Como não guardar na mente tantas lembranças que hoje mesmo estando grande ainda sinto-me pequeno demais, como se ainda coubesse o meu corpo no afago dessa terra que um dia me teve embalando em seus braços que eram tão meus, mas que o tempo (como um guardião, um protetor invisível, um acolhedor, um corretor de nossas atitudes, um memorizador das nossas ações que nos tornam pessoas que com o passar dos anos crescem) tirou-me de lá, mas nunca me afastou de fato daquele torrão que ainda AO MEU MODO, eu amo sem saber explicar como e nem por que. E, num suspiro de saudades eu afirmo em dizer que eu, sim, que eu sou da Serra, da mesma Serra do Aporá, da então Itamira que um dia hei de ver emancipada, onde hoje pra ela, dedico essas minhas memórias.

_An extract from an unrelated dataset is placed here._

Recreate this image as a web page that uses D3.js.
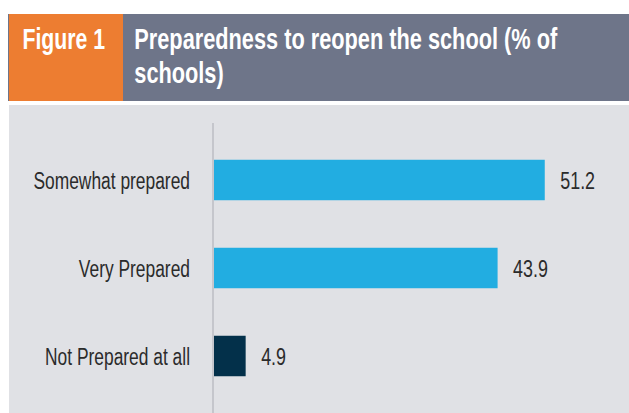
<!DOCTYPE html>
<html>
<head>
<meta charset="utf-8">
<script src="https://cdn.jsdelivr.net/npm/d3@7"></script>
<style>
  html, body { margin: 0; padding: 0; background: #ffffff; }
  svg { display: block; }
</style>
</head>
<body>
<svg id="chart" width="629" height="413"></svg>
<script>
const categories = ["Somewhat prepared", "Very Prepared", "Not Prepared at all"];
const values = [51.2, 43.9, 4.9];
const barColors = ["#22ADE1", "#22ADE1", "#03304A"];
const figureLabel = "Figure 1";
const titleLines = ["Preparedness to reopen the school (% of", "schools)"];

const W = 629, H = 413;
const svg = d3.select("#chart");
const FONT = "'Liberation Sans', Arial, sans-serif";

// header
svg.append("rect").attr("x", 8).attr("y", 14).attr("width", W - 8).attr("height", 87).attr("fill", "#6E7589");
svg.append("rect").attr("x", 9).attr("y", 14).attr("width", 114).attr("height", 87).attr("fill", "#ED7D31");
svg.append("text")
  .attr("transform", "translate(22.5,49.3) scale(0.72,1)")
  .attr("font-family", FONT).attr("font-weight", "bold").attr("font-size", 29.5)
  .attr("fill", "#ffffff").text(figureLabel);
svg.append("g").selectAll("text").data(titleLines).join("text")
  .attr("transform", (d, i) => `translate(134.3,${49.3 + i * 34}) scale(0.75,1)`)
  .attr("font-family", FONT).attr("font-weight", "bold").attr("font-size", 29)
  .attr("fill", "#ffffff").text(d => d);

// panel
svg.append("rect").attr("x", 9).attr("y", 105).attr("width", W - 9).attr("height", H - 105).attr("fill", "#E0E1E5");

const x = d3.scaleLinear().domain([0, 60]).range([214, 601.6]);
const y = d3.scaleBand().domain(categories).range([136, 400]).paddingInner(0.54).paddingOuter(0.27);

// axis line
svg.append("line")
  .attr("x1", x(0) - 1).attr("x2", x(0) - 1)
  .attr("y1", 123).attr("y2", H)
  .attr("stroke", "#C5C6CC").attr("stroke-width", 2);

const rows = categories.map((c, i) => ({ c, v: values[i], color: barColors[i] }));

svg.append("g").selectAll("rect").data(rows).join("rect")
  .attr("x", x(0))
  .attr("y", d => y(d.c))
  .attr("width", d => x(d.v) - x(0))
  .attr("height", y.bandwidth())
  .attr("fill", d => d.color);

// category labels
svg.append("g").selectAll("text").data(rows).join("text")
  .attr("transform", d => `translate(${x(0) - 24},${y(d.c) + y.bandwidth() / 2 + 8.5}) scale(0.71,1)`)
  .attr("text-anchor", "end")
  .attr("font-family", FONT).attr("font-size", 24.5)
  .attr("fill", "#2B2B2B")
  .text(d => d.c);

// value labels
svg.append("g").selectAll("text").data(rows).join("text")
  .attr("transform", d => `translate(${x(d.v) + 15.5},${y(d.c) + y.bandwidth() / 2 + 8.5}) scale(0.73,1)`)
  .attr("font-family", FONT).attr("font-size", 24.5)
  .attr("fill", "#2B2B2B")
  .text(d => d3.format(".1f")(d.v));
</script>
</body>
</html>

Fim... Mas sem nunca terminar, pois amor, nunca termina, aquilo que um dia a vida começou.

Carlos Silva - poeta cantador, Mestre de culturas populares e Itamirense de todo meu coração inspirado nas saudades tão minhas que divido com todos aqueles que entendem o que quero de fato dizer.

Com gratidão e muito afeto, Muito obrigado.